WORK TO COMPLETE
Reproduce the lines below exactly, from the one containing "Write the TikZ code for this diagram." through the one containing "(0,0) rectangle (1167,550);", both included. Leave out any pictures.

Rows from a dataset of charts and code
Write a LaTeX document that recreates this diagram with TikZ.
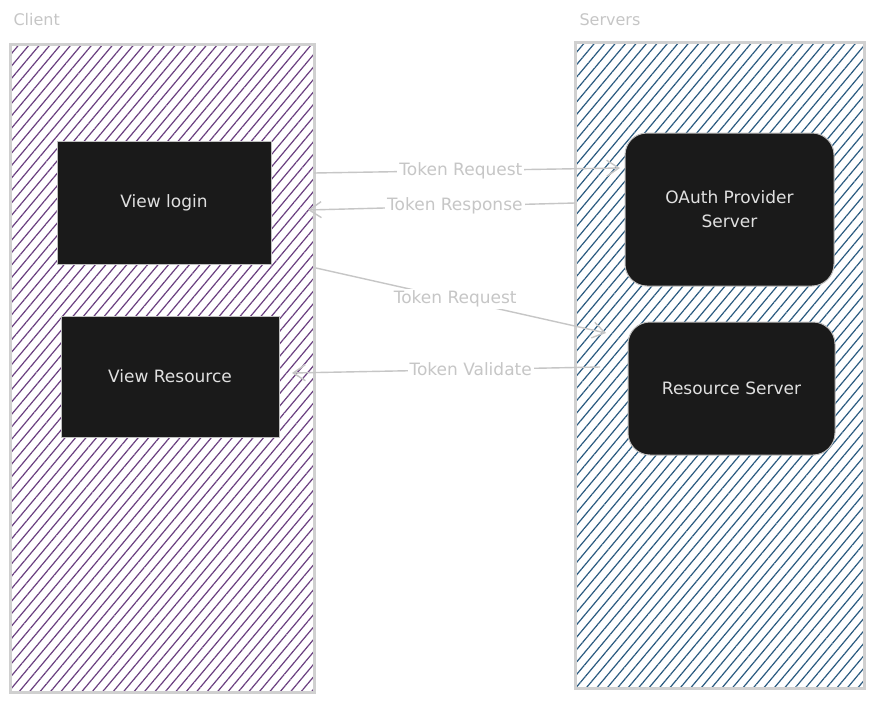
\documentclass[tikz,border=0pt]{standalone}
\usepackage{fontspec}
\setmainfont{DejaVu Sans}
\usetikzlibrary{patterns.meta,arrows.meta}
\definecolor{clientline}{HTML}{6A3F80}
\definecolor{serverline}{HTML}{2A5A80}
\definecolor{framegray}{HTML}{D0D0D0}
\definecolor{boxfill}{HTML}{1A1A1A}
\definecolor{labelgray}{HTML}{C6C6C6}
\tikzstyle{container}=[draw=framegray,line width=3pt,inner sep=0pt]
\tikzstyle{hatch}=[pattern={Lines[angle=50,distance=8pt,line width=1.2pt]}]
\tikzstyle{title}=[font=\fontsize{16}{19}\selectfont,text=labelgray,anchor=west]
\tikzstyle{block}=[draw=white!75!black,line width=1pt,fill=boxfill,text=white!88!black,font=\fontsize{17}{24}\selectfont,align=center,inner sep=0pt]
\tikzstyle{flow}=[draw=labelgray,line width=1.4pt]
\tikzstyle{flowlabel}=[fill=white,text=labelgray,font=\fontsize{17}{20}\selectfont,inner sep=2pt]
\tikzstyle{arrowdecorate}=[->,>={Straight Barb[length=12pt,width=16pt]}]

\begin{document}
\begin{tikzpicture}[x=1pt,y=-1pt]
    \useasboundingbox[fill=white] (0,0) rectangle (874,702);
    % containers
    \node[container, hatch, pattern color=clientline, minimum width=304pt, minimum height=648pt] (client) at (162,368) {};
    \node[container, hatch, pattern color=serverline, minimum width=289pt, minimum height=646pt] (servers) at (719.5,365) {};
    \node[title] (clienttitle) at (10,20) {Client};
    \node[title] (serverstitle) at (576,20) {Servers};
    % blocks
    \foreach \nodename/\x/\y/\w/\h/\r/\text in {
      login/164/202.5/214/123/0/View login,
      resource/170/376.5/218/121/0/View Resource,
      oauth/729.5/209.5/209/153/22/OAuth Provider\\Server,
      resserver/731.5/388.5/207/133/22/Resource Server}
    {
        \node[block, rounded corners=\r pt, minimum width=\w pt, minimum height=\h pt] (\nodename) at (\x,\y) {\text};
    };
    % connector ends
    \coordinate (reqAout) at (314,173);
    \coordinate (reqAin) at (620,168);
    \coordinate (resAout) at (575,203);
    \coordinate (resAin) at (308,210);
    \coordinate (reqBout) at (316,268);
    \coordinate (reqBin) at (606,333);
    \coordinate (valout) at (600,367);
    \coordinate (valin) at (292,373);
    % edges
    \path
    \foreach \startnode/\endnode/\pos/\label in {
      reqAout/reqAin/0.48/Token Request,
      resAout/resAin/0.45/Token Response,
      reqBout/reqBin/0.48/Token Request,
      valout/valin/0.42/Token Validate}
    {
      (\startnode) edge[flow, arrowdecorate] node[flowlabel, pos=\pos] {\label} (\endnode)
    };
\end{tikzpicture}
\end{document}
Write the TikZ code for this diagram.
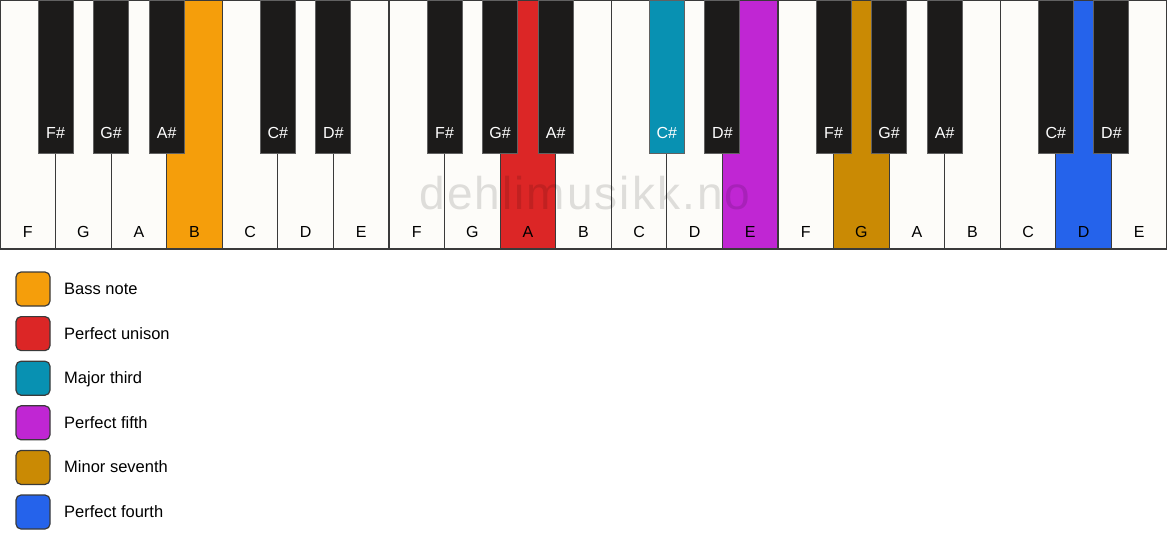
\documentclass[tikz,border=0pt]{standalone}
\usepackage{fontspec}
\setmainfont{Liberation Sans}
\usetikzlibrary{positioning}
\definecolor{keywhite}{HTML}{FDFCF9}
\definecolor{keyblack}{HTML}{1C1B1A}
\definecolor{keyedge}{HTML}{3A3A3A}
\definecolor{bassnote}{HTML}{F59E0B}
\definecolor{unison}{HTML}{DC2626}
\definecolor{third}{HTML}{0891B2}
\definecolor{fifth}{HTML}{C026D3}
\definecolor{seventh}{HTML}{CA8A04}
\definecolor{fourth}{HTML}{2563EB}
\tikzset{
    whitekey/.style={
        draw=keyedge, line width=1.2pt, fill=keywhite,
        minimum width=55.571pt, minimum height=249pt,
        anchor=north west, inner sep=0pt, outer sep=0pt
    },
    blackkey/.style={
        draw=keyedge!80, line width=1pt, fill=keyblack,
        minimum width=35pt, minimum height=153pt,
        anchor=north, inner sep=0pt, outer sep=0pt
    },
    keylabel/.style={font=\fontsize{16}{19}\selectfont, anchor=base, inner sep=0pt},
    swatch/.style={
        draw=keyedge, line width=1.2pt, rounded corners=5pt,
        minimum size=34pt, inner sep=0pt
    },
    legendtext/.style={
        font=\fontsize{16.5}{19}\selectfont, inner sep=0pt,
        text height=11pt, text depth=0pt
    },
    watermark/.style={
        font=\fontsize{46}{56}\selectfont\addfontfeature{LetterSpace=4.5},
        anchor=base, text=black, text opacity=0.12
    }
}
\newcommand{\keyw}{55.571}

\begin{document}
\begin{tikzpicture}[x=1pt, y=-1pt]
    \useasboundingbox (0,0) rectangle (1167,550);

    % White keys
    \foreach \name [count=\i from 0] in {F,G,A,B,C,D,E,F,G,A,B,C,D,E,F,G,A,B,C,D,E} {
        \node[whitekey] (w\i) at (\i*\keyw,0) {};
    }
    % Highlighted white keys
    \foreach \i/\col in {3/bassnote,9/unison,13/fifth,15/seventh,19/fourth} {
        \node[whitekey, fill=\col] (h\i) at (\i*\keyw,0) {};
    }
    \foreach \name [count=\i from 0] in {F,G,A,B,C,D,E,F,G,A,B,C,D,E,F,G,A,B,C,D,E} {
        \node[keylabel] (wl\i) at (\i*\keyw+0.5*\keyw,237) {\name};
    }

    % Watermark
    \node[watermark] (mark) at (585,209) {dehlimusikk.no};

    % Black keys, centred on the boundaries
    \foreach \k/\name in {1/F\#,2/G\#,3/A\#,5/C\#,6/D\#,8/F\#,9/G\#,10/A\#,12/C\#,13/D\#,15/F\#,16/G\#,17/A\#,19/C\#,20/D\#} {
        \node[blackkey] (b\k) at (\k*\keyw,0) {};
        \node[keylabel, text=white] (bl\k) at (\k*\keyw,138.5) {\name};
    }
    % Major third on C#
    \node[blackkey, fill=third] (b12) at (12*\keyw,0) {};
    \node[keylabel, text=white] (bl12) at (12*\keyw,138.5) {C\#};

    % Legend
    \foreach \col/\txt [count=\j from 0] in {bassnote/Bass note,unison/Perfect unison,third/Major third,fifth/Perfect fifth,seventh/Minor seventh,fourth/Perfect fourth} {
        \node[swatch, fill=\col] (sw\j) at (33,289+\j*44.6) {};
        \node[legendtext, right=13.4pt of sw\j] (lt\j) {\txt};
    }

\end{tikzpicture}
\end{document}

TASK ANSWER
Write the TikZ code for this diagram.
\documentclass[tikz,border=0pt]{standalone}
\usepackage{fontspec}
\setmainfont{Liberation Sans}
\usetikzlibrary{positioning}
\definecolor{keywhite}{HTML}{FDFCF9}
\definecolor{keyblack}{HTML}{1C1B1A}
\definecolor{keyedge}{HTML}{3A3A3A}
\definecolor{bassnote}{HTML}{F59E0B}
\definecolor{unison}{HTML}{DC2626}
\definecolor{third}{HTML}{0891B2}
\definecolor{fifth}{HTML}{C026D3}
\definecolor{seventh}{HTML}{CA8A04}
\definecolor{fourth}{HTML}{2563EB}
\tikzset{
    whitekey/.style={
        draw=keyedge, line width=1.2pt, fill=keywhite,
        minimum width=55.571pt, minimum height=249pt,
        anchor=north west, inner sep=0pt, outer sep=0pt
    },
    blackkey/.style={
        draw=keyedge!80, line width=1pt, fill=keyblack,
        minimum width=35pt, minimum height=153pt,
        anchor=north, inner sep=0pt, outer sep=0pt
    },
    keylabel/.style={font=\fontsize{16}{19}\selectfont, anchor=base, inner sep=0pt},
    swatch/.style={
        draw=keyedge, line width=1.2pt, rounded corners=5pt,
        minimum size=34pt, inner sep=0pt
    },
    legendtext/.style={
        font=\fontsize{16.5}{19}\selectfont, inner sep=0pt,
        text height=11pt, text depth=0pt
    },
    watermark/.style={
        font=\fontsize{46}{56}\selectfont\addfontfeature{LetterSpace=4.5},
        anchor=base, text=black, text opacity=0.12
    }
}
\newcommand{\keyw}{55.571}

\begin{document}
\begin{tikzpicture}[x=1pt, y=-1pt]
    \useasboundingbox (0,0) rectangle (1167,550);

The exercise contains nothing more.